[start Material]

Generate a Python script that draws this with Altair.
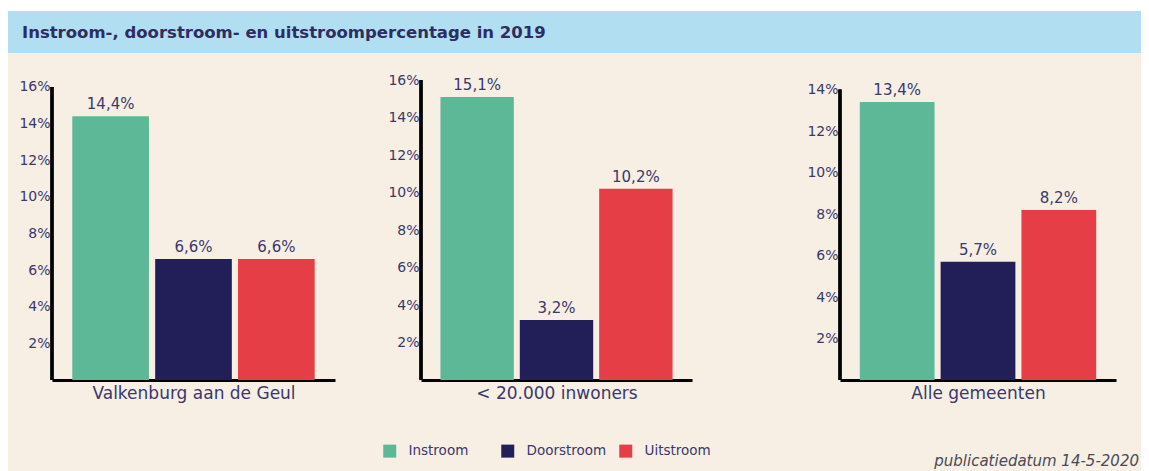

[end Material]
[start Material]

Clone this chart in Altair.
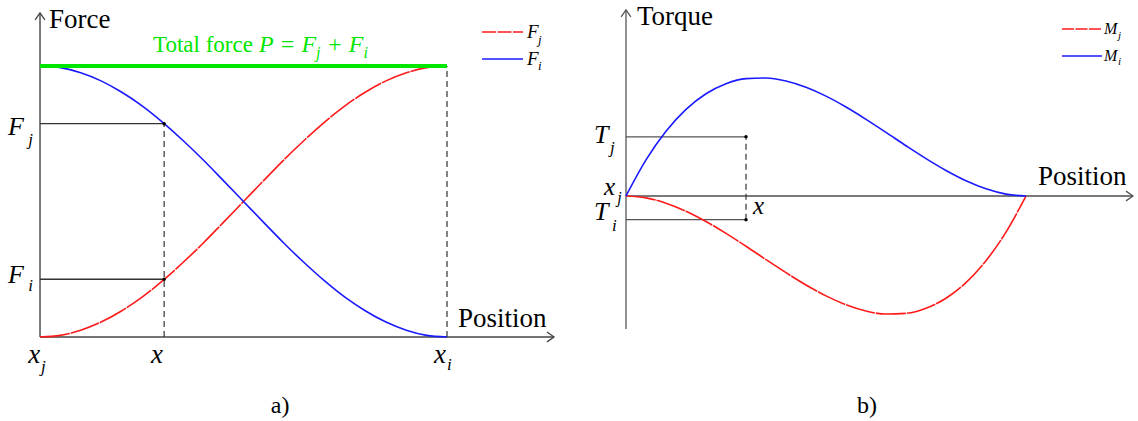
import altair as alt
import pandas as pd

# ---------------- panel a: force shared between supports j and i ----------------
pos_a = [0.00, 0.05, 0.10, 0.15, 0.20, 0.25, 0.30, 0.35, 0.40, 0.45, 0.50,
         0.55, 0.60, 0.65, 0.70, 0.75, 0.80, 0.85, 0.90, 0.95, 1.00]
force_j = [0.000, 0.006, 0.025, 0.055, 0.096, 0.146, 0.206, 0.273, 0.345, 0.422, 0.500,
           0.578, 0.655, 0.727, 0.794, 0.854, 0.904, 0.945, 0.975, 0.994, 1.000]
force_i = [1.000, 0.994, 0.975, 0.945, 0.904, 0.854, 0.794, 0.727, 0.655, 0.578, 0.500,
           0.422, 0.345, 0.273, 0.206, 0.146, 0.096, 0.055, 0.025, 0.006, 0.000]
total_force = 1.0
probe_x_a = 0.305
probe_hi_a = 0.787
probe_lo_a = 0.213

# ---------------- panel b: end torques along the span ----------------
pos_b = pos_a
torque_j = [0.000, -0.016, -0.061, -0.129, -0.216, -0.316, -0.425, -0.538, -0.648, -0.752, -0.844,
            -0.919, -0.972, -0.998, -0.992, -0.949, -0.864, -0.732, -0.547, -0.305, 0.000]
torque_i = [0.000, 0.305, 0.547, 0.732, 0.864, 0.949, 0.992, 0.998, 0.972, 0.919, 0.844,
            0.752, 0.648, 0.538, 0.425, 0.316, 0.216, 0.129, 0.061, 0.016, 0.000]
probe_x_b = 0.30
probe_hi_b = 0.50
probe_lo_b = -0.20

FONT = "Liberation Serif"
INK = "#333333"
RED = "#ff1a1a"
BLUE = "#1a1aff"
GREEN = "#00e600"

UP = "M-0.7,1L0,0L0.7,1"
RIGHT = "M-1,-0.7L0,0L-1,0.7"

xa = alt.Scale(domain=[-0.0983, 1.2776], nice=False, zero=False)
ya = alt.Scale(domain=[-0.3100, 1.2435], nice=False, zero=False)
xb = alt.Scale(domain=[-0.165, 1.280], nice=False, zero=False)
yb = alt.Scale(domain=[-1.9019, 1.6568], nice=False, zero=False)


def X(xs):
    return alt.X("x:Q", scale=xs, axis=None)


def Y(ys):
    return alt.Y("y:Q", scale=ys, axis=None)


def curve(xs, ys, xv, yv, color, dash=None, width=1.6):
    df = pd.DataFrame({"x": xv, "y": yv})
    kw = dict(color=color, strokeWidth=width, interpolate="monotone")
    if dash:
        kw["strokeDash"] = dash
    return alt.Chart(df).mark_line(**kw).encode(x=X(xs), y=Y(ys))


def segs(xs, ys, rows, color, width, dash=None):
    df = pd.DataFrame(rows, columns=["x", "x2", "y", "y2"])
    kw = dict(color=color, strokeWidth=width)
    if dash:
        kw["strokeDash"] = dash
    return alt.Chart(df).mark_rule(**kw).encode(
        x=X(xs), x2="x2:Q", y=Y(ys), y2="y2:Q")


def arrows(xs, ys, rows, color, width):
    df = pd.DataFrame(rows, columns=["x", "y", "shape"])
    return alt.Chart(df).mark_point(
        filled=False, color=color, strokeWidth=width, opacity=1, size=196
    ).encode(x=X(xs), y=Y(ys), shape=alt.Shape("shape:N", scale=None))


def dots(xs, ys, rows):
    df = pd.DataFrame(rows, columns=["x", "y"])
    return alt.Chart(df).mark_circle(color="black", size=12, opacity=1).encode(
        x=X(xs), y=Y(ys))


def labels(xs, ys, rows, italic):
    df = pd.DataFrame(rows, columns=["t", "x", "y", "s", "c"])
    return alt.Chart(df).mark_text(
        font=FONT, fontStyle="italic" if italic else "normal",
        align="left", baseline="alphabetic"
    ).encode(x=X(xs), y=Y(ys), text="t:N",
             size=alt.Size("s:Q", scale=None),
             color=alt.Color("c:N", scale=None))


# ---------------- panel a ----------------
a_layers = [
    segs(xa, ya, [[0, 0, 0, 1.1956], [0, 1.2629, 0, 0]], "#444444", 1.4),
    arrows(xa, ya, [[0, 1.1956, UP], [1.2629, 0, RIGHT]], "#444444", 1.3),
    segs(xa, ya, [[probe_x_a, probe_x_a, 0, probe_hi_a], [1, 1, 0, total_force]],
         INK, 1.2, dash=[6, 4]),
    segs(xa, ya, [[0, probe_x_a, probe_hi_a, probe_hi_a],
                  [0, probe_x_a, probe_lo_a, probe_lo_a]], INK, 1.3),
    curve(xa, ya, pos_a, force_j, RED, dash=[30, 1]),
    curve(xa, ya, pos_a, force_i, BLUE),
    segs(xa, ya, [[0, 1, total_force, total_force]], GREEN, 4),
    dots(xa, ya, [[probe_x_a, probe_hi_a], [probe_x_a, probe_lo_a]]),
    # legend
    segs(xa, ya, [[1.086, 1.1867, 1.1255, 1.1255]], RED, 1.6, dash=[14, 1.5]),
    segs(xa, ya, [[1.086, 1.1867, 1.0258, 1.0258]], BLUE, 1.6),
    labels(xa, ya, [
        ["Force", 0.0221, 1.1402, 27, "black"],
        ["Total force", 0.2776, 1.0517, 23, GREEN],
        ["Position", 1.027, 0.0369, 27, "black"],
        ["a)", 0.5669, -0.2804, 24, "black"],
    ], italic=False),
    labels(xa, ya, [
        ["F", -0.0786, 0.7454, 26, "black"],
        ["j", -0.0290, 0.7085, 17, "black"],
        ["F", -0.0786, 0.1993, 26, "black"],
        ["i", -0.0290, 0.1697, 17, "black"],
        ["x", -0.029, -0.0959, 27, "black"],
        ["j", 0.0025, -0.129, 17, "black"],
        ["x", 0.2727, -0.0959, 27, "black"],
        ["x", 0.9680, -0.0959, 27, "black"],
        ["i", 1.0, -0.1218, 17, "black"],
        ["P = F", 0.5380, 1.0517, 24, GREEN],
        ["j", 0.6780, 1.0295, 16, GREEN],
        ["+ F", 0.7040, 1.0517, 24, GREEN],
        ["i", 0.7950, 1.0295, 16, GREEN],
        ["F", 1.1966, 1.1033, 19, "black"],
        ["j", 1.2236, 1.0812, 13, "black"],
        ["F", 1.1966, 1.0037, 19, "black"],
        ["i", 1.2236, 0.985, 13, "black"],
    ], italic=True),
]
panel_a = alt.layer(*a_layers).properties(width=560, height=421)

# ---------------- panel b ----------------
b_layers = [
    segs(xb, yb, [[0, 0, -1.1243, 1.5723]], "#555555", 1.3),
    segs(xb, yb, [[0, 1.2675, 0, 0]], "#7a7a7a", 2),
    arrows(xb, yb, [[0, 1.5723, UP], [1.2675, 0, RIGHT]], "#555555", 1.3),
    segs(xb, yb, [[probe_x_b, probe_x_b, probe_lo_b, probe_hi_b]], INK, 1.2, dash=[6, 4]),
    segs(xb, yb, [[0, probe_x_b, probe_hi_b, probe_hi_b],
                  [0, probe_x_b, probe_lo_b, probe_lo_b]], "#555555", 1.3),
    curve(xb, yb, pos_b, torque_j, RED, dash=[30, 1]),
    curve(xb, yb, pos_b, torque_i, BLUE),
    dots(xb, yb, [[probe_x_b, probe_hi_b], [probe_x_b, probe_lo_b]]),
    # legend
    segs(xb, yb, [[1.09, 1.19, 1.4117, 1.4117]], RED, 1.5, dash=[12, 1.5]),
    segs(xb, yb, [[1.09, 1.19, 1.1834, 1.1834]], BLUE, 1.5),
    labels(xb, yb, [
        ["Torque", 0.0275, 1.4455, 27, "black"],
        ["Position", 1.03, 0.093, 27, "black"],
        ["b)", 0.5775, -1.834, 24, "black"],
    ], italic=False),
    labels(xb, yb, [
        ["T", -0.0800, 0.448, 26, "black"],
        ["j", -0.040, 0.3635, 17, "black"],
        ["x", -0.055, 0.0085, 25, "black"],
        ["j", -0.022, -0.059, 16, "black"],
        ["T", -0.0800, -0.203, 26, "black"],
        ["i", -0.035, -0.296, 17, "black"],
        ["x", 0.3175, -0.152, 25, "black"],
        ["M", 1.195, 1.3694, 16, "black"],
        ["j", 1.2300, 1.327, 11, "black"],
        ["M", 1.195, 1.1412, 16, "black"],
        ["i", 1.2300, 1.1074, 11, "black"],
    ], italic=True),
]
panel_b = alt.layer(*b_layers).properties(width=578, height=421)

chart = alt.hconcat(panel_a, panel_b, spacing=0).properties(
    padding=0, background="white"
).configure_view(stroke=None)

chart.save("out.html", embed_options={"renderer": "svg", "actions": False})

[end Material]
[start Material]

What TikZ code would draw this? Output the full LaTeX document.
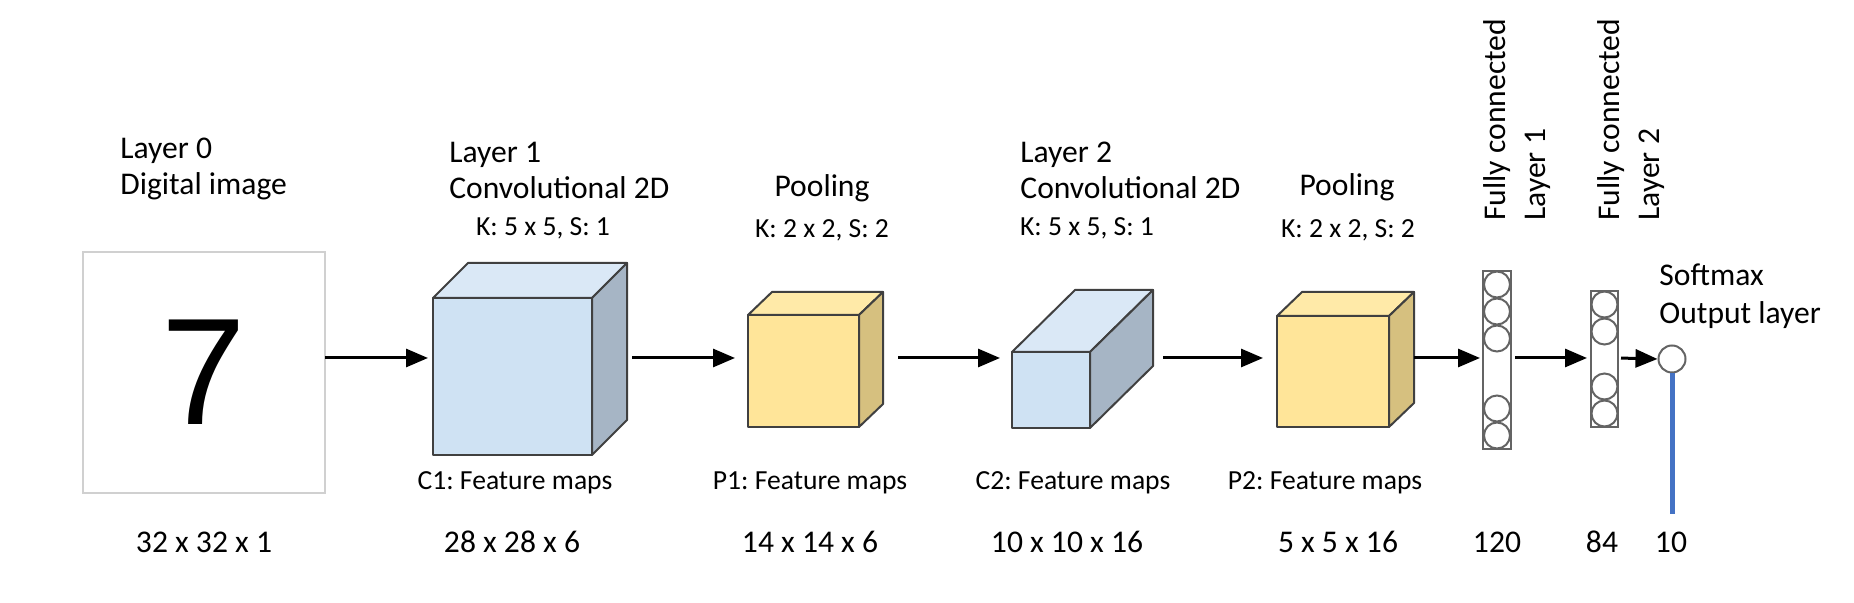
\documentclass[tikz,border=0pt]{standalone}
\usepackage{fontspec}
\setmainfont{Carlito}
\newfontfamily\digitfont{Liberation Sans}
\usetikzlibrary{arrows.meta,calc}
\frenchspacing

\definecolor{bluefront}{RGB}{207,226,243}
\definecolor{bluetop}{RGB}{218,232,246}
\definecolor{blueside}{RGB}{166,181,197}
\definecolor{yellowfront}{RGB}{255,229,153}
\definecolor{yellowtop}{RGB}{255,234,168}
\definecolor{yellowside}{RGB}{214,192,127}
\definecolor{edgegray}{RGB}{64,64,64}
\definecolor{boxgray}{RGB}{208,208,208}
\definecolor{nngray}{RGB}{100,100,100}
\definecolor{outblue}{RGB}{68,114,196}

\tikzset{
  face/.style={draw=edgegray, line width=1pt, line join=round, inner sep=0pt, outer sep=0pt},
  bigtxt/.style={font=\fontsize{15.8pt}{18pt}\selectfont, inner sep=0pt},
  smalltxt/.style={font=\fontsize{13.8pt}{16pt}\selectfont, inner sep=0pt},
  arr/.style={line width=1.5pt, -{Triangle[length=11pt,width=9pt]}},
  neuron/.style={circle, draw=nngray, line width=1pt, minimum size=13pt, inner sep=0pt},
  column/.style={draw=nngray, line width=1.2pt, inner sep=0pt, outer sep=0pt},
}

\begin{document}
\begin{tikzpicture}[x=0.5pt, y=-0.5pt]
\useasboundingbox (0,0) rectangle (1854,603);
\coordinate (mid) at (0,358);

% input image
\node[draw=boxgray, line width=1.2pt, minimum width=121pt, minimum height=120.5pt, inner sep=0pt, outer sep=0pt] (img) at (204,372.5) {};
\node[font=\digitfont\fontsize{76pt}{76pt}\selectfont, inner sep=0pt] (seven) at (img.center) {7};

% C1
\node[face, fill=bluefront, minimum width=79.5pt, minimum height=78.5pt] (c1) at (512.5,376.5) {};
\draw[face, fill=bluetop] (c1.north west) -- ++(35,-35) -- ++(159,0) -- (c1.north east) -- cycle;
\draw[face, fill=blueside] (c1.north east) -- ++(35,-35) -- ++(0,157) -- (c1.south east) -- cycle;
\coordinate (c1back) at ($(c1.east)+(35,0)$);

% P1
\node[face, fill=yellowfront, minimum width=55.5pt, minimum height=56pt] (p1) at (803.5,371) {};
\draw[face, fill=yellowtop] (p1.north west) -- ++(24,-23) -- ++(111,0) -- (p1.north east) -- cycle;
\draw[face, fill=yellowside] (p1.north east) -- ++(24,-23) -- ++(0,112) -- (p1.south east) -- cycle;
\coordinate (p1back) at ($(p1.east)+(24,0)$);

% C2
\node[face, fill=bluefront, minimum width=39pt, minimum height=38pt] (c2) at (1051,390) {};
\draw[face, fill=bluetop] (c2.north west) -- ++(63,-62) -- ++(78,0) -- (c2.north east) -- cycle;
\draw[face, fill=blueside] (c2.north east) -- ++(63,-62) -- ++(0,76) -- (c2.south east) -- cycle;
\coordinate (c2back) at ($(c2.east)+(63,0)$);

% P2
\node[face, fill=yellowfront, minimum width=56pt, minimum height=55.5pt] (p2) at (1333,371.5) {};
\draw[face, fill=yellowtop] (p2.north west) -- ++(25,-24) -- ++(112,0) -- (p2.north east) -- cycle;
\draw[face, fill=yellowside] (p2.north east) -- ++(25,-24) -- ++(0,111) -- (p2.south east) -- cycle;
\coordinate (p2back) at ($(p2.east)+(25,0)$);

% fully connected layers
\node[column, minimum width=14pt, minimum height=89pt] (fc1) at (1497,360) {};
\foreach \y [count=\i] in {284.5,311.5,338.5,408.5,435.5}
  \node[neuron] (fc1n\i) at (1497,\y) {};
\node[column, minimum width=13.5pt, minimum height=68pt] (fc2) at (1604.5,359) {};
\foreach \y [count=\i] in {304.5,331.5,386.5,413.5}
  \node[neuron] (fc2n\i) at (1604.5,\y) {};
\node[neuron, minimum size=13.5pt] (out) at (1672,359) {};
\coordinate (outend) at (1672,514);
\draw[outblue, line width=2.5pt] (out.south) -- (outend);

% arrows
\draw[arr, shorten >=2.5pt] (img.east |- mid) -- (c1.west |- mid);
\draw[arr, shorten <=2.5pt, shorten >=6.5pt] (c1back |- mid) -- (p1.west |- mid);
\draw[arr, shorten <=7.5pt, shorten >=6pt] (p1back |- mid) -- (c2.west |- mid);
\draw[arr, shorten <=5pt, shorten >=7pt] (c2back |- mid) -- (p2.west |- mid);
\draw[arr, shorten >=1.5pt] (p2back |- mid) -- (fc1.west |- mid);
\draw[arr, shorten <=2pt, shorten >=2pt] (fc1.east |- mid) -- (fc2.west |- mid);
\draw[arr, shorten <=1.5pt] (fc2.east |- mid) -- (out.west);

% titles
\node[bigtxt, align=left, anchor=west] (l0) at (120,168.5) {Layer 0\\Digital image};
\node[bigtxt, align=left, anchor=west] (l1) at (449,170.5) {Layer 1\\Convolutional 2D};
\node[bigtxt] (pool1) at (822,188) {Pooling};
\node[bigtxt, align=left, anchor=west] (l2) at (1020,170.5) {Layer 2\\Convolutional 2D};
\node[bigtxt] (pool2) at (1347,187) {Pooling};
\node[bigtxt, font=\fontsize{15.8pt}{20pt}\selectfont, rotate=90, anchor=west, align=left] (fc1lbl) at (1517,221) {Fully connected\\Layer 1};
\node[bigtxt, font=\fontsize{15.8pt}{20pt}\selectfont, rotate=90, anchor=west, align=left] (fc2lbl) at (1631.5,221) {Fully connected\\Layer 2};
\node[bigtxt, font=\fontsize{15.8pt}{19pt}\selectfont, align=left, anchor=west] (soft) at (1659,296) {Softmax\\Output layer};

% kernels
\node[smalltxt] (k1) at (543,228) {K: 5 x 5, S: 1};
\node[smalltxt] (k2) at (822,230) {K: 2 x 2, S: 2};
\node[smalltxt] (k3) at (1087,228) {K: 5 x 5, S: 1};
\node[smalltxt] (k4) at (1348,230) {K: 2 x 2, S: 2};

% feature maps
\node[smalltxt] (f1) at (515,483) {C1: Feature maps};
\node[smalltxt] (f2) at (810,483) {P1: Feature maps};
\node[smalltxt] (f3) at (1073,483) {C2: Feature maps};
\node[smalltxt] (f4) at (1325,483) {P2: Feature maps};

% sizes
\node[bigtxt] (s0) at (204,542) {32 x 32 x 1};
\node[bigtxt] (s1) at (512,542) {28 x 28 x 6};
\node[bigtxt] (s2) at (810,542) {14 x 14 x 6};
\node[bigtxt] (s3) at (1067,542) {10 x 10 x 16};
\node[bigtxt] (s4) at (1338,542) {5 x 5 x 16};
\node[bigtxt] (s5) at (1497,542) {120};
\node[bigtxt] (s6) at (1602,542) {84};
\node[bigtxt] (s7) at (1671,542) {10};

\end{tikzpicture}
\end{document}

[end Material]

> **Your instructions**: In the listing above, find the line with "What TikZ code" and the line with "(c1back) at ($(c1.east)+(35,0)$);". Copy both of them and every line between, exactly, but not the pictures.

> **Response below**:
What TikZ code would draw this? Output the full LaTeX document.
\documentclass[tikz,border=0pt]{standalone}
\usepackage{fontspec}
\setmainfont{Carlito}
\newfontfamily\digitfont{Liberation Sans}
\usetikzlibrary{arrows.meta,calc}
\frenchspacing

\definecolor{bluefront}{RGB}{207,226,243}
\definecolor{bluetop}{RGB}{218,232,246}
\definecolor{blueside}{RGB}{166,181,197}
\definecolor{yellowfront}{RGB}{255,229,153}
\definecolor{yellowtop}{RGB}{255,234,168}
\definecolor{yellowside}{RGB}{214,192,127}
\definecolor{edgegray}{RGB}{64,64,64}
\definecolor{boxgray}{RGB}{208,208,208}
\definecolor{nngray}{RGB}{100,100,100}
\definecolor{outblue}{RGB}{68,114,196}

\tikzset{
  face/.style={draw=edgegray, line width=1pt, line join=round, inner sep=0pt, outer sep=0pt},
  bigtxt/.style={font=\fontsize{15.8pt}{18pt}\selectfont, inner sep=0pt},
  smalltxt/.style={font=\fontsize{13.8pt}{16pt}\selectfont, inner sep=0pt},
  arr/.style={line width=1.5pt, -{Triangle[length=11pt,width=9pt]}},
  neuron/.style={circle, draw=nngray, line width=1pt, minimum size=13pt, inner sep=0pt},
  column/.style={draw=nngray, line width=1.2pt, inner sep=0pt, outer sep=0pt},
}

\begin{document}
\begin{tikzpicture}[x=0.5pt, y=-0.5pt]
\useasboundingbox (0,0) rectangle (1854,603);
\coordinate (mid) at (0,358);

% input image
\node[draw=boxgray, line width=1.2pt, minimum width=121pt, minimum height=120.5pt, inner sep=0pt, outer sep=0pt] (img) at (204,372.5) {};
\node[font=\digitfont\fontsize{76pt}{76pt}\selectfont, inner sep=0pt] (seven) at (img.center) {7};

% C1
\node[face, fill=bluefront, minimum width=79.5pt, minimum height=78.5pt] (c1) at (512.5,376.5) {};
\draw[face, fill=bluetop] (c1.north west) -- ++(35,-35) -- ++(159,0) -- (c1.north east) -- cycle;
\draw[face, fill=blueside] (c1.north east) -- ++(35,-35) -- ++(0,157) -- (c1.south east) -- cycle;
\coordinate (c1back) at ($(c1.east)+(35,0)$);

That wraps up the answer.